- **Task directions**: Omit every picture, and retype the lines that run from the beginning of the data below through the line containing "2.15, 2.45, 2.66];", inclusive.

- **Material provided**:
::::
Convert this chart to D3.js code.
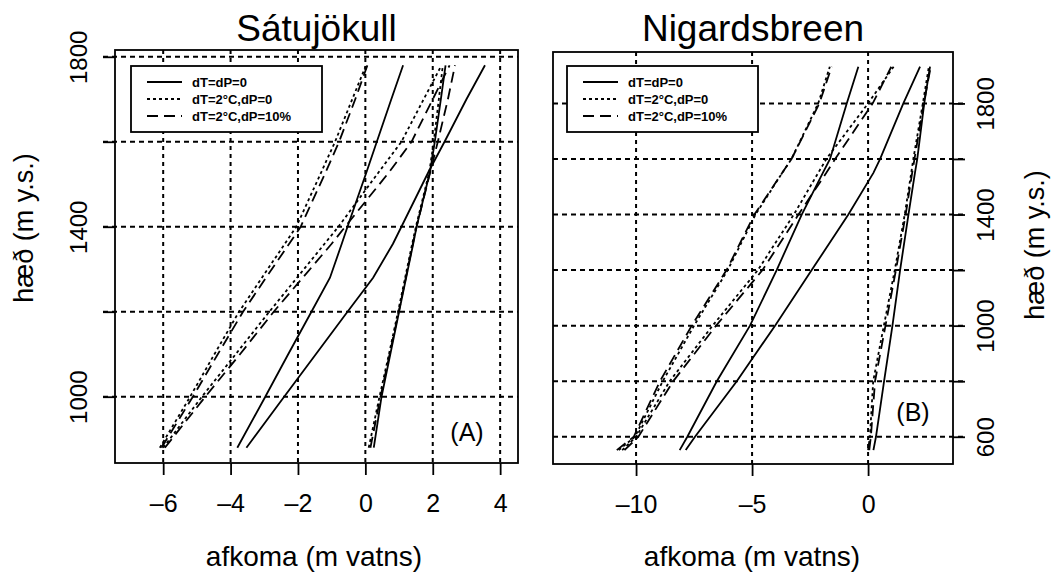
<!DOCTYPE html>
<html>
<head>
<meta charset="utf-8">
<script src="https://cdn.jsdelivr.net/npm/d3@7"></script>
<style>
  body { margin: 0; background: #fff; }
  #chart { width: 1063px; height: 572px; }
  text { font-family: "Liberation Sans", Arial, sans-serif; fill: #000; }
</style>
</head>
<body>
<div id="chart"></div>
<script>
// Legend labels (same for both panels)
const legendLabels = ["dT=dP=0", "dT=2°C,dP=0", "dT=2°C,dP=10%"];

// Sátujökull - elevation (m) and balance (m water)
const satElev    = [880, 1000, 1100, 1200, 1280, 1360, 1400, 1530, 1600, 1700, 1780];
const satSolid1  = [-3.80, -2.97, -2.29, -1.60, -1.05, -0.70, -0.53, 0.04, 0.34, 0.77, 1.12];
const satSolid2  = [-3.53, -2.41, -1.47, -0.53, 0.23, 0.82, 1.07, 1.88, 2.35, 3.00, 3.55];
const satSolid3  = [0.25, 0.48, 0.74, 1.00, 1.21, 1.42, 1.52, 1.92, 2.06, 2.24, 2.38];
const satDotted1 = [-6.10, -5.20, -4.48, -3.75, -3.07, -2.39, -2.05, -1.30, -0.90, -0.39, 0.02];
const satDotted2 = [-6.00, -4.85, -3.85, -2.85, -2.03, -1.21, -0.80, 0.41, 1.07, 1.73, 2.26];
const satDotted3 = [0.10, 0.42, 0.70, 0.97, 1.18, 1.39, 1.50, 1.90, 2.03, 2.18, 2.30];
const satDashed1 = [-6.05, -5.12, -4.38, -3.63, -2.95, -2.26, -1.92, -1.17, -0.78, -0.30, 0.06];
const satDashed2 = [-5.95, -4.75, -3.72, -2.72, -1.86, -1.00, -0.60, 0.72, 1.37, 2.00, 2.50];
const satDashed3 = [0.15, 0.45, 0.72, 0.99, 1.20, 1.41, 1.52, 1.93, 2.15, 2.45, 2.66];

// Nigardsbreen
const nigElev    = [552, 600, 800, 1000, 1200, 1400, 1550, 1600, 1800, 1932];
const nigSolid1  = [-8.12, -7.79, -6.52, -5.09, -3.94, -2.86, -1.95, -1.64, -0.92, -0.42];
const nigSolid2  = [-7.86, -7.46, -5.66, -4.01, -2.43, -0.85, 0.23, 0.52, 1.52, 2.24];
const nigSolid3  = [0.23, 0.34, 0.69, 1.05, 1.38, 1.74, 2.02, 2.12, 2.42, 2.67];
const nigDotted1 = [-10.75, -10.05, -8.85, -7.50, -6.05, -4.85, -3.70, -3.30, -2.15, -1.65];
const nigDotted2 = [-10.60, -10.00, -8.55, -6.70, -4.75, -3.20, -2.15, -1.80, 0.00, 1.10];
const nigDotted3 = [0.00, 0.08, 0.22, 0.68, 1.15, 1.58, 1.86, 1.95, 2.36, 2.62];
const nigDashed1 = [-10.83, -10.10, -8.97, -7.60, -6.10, -4.90, -3.70, -3.30, -2.10, -1.57];
const nigDashed2 = [-10.50, -9.90, -8.40, -6.55, -4.55, -3.00, -1.80, -1.42, 0.20, 1.00];
const nigDashed3 = [0.05, 0.12, 0.30, 0.75, 1.20, 1.62, 1.90, 2.00, 2.40, 2.70];

// Ticks
const satXTicks  = [-6, -4, -2, 0, 2, 4];
const satYTicks  = [1000, 1200, 1400, 1600, 1800];
const satYLabels = [1000, 1400, 1800];
const nigXTicks  = [-10, -5, 0];
const nigYTicks  = [600, 800, 1000, 1200, 1400, 1600, 1800];
const nigYLabels = [600, 1000, 1400, 1800];

const width = 1063;
const height = 572;

const svg = d3.select("#chart")
    .append("svg")
    .attr("width", width)
    .attr("height", height);

// line styles: solid / dotted / dashed
const dashes = [null, "3,3", "11,6"];

function drawPanel(p) {
    const xScale = d3.scaleLinear().domain(p.xDomain).range([p.box.x0, p.box.x1]);
    const yScale = d3.scaleLinear().domain(p.yDomain).range([p.box.y1, p.box.y0]);
    const tick = 12;

    // grid
    svg.append("g").selectAll("line")
        .data(p.xTicks)
        .join("line")
        .attr("x1", d => xScale(d)).attr("x2", d => xScale(d))
        .attr("y1", p.box.y0).attr("y2", p.box.y1)
        .attr("stroke", "#000").attr("stroke-width", 2)
        .attr("stroke-dasharray", "4,4");

    svg.append("g").selectAll("line")
        .data(p.yTicks)
        .join("line")
        .attr("x1", p.side == "left" ? p.box.x0 - tick : p.box.x0)
        .attr("x2", p.side == "left" ? p.box.x1 : p.box.x1 + tick)
        .attr("y1", d => yScale(d)).attr("y2", d => yScale(d))
        .attr("stroke", "#000").attr("stroke-width", 2)
        .attr("stroke-dasharray", "5,4");

    // curves
    const line = d3.line()
        .x(d => xScale(d[1]))
        .y(d => yScale(d[0]));

    p.series.forEach(function(s, i) {
        svg.append("path")
            .datum(p.elev.map((h, j) => [h, s[j]]))
            .attr("d", line)
            .attr("fill", "none")
            .attr("stroke", "#000")
            .attr("stroke-width", 1.8)
            .attr("stroke-dasharray", dashes[Math.floor(i / 3)]);
    });

    // box
    svg.append("rect")
        .attr("x", p.box.x0).attr("y", p.box.y0)
        .attr("width", p.box.x1 - p.box.x0)
        .attr("height", p.box.y1 - p.box.y0)
        .attr("fill", "none").attr("stroke", "#000").attr("stroke-width", 1.8);

    // x axis
    const xAxis = svg.append("g")
        .attr("transform", `translate(0,${p.box.y1})`)
        .call(d3.axisBottom(xScale).tickValues(p.xTicks).tickSize(tick).tickPadding(19)
            .tickFormat(d => d < 0 ? "\u2013" + Math.abs(d) : d));
    xAxis.select(".domain").remove();
    xAxis.selectAll("line").attr("stroke-width", 1.8);
    xAxis.selectAll("text")
        .attr("font-family", "Liberation Sans, Arial, sans-serif")
        .attr("font-size", 25);

    // y axis
    const yAx = p.side == "left" ? d3.axisLeft(yScale) : d3.axisRight(yScale);
    const yAxis = svg.append("g")
        .attr("transform", `translate(${p.side == "left" ? p.box.x0 : p.box.x1},0)`)
        .call(yAx.tickValues(p.yTicks).tickSize(tick)
            .tickFormat(d => p.yLabels.includes(d) ? d : ""));
    yAxis.select(".domain").remove();
    yAxis.selectAll("line").attr("stroke-width", 1.8);
    yAxis.selectAll("text")
        .attr("font-family", "Liberation Sans, Arial, sans-serif")
        .attr("font-size", 24)
        .attr("transform", "rotate(-90)")
        .attr("x", 0)
        .attr("dy", 0)
        .attr("y", p.side == "left" ? -28 : 41)
        .attr("text-anchor", "middle");

    // titles
    svg.append("text")
        .attr("x", (p.box.x0 + p.box.x1) / 2)
        .attr("y", 41)
        .attr("text-anchor", "middle")
        .attr("font-size", 37)
        .text(p.title);

    svg.append("text")
        .attr("x", p.xLabelX)
        .attr("y", 566)
        .attr("text-anchor", "middle")
        .attr("font-size", 28)
        .text("afkoma (m vatns)");

    svg.append("text")
        .attr("transform", `translate(${p.yLabelX},${p.yLabelY}) rotate(-90)`)
        .attr("text-anchor", "middle")
        .attr("font-size", 27)
        .text("hæð (m y.s.)");

    // panel letter
    svg.append("text")
        .attr("x", p.letterX).attr("y", p.letterY)
        .attr("text-anchor", "middle")
        .attr("font-size", 25)
        .text(p.letter);

    // legend
    const lg = svg.append("g").attr("transform", `translate(${p.legend.x},${p.legend.y})`);
    lg.append("rect")
        .attr("width", 191).attr("height", 66)
        .attr("fill", "#fff").attr("stroke", "#000").attr("stroke-width", 1.8);
    legendLabels.forEach(function(lab, i) {
        const yy = 16 + i * 17;
        lg.append("line")
            .attr("x1", 16).attr("x2", 51)
            .attr("y1", yy).attr("y2", yy)
            .attr("stroke", "#000").attr("stroke-width", 1.8)
            .attr("stroke-dasharray", dashes[i]);
        lg.append("text")
            .attr("x", 61).attr("y", yy)
            .attr("dy", "0.35em")
            .attr("font-size", 13)
            .attr("font-weight", "bold")
            .text(lab);
    });
}

drawPanel({
    title: "Sátujökull",
    letter: "(A)", letterX: 467, letterY: 441,
    box: {x0: 115, x1: 518, y0: 50, y1: 463},
    xDomain: [-7.43, 4.53], yDomain: [844, 1816],
    xTicks: satXTicks, yTicks: satYTicks, yLabels: satYLabels,
    side: "left",
    xLabelX: 314, yLabelX: 33, yLabelY: 228,
    legend: {x: 131, y: 66},
    elev: satElev,
    series: [satSolid1, satSolid2, satSolid3, satDotted1, satDotted2, satDotted3, satDashed1, satDashed2, satDashed3]
});

drawPanel({
    title: "Nigardsbreen",
    letter: "(B)", letterX: 913, letterY: 421,
    box: {x0: 553, x1: 953, y0: 52, y1: 464},
    xDomain: [-13.58, 3.66], yDomain: [502, 1985],
    xTicks: nigXTicks, yTicks: nigYTicks, yLabels: nigYLabels,
    side: "right",
    xLabelX: 752, yLabelX: 1044, yLabelY: 245,
    legend: {x: 567, y: 66},
    elev: nigElev,
    series: [nigSolid1, nigSolid2, nigSolid3, nigDotted1, nigDotted2, nigDotted3, nigDashed1, nigDashed2, nigDashed3]
});
</script>
</body>
</html>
::::
- **Final result**:
Convert this chart to D3.js code.
<!DOCTYPE html>
<html>
<head>
<meta charset="utf-8">
<script src="https://cdn.jsdelivr.net/npm/d3@7"></script>
<style>
  body { margin: 0; background: #fff; }
  #chart { width: 1063px; height: 572px; }
  text { font-family: "Liberation Sans", Arial, sans-serif; fill: #000; }
</style>
</head>
<body>
<div id="chart"></div>
<script>
// Legend labels (same for both panels)
const legendLabels = ["dT=dP=0", "dT=2°C,dP=0", "dT=2°C,dP=10%"];

// Sátujökull - elevation (m) and balance (m water)
const satElev    = [880, 1000, 1100, 1200, 1280, 1360, 1400, 1530, 1600, 1700, 1780];
const satSolid1  = [-3.80, -2.97, -2.29, -1.60, -1.05, -0.70, -0.53, 0.04, 0.34, 0.77, 1.12];
const satSolid2  = [-3.53, -2.41, -1.47, -0.53, 0.23, 0.82, 1.07, 1.88, 2.35, 3.00, 3.55];
const satSolid3  = [0.25, 0.48, 0.74, 1.00, 1.21, 1.42, 1.52, 1.92, 2.06, 2.24, 2.38];
const satDotted1 = [-6.10, -5.20, -4.48, -3.75, -3.07, -2.39, -2.05, -1.30, -0.90, -0.39, 0.02];
const satDotted2 = [-6.00, -4.85, -3.85, -2.85, -2.03, -1.21, -0.80, 0.41, 1.07, 1.73, 2.26];
const satDotted3 = [0.10, 0.42, 0.70, 0.97, 1.18, 1.39, 1.50, 1.90, 2.03, 2.18, 2.30];
const satDashed1 = [-6.05, -5.12, -4.38, -3.63, -2.95, -2.26, -1.92, -1.17, -0.78, -0.30, 0.06];
const satDashed2 = [-5.95, -4.75, -3.72, -2.72, -1.86, -1.00, -0.60, 0.72, 1.37, 2.00, 2.50];
const satDashed3 = [0.15, 0.45, 0.72, 0.99, 1.20, 1.41, 1.52, 1.93, 2.15, 2.45, 2.66];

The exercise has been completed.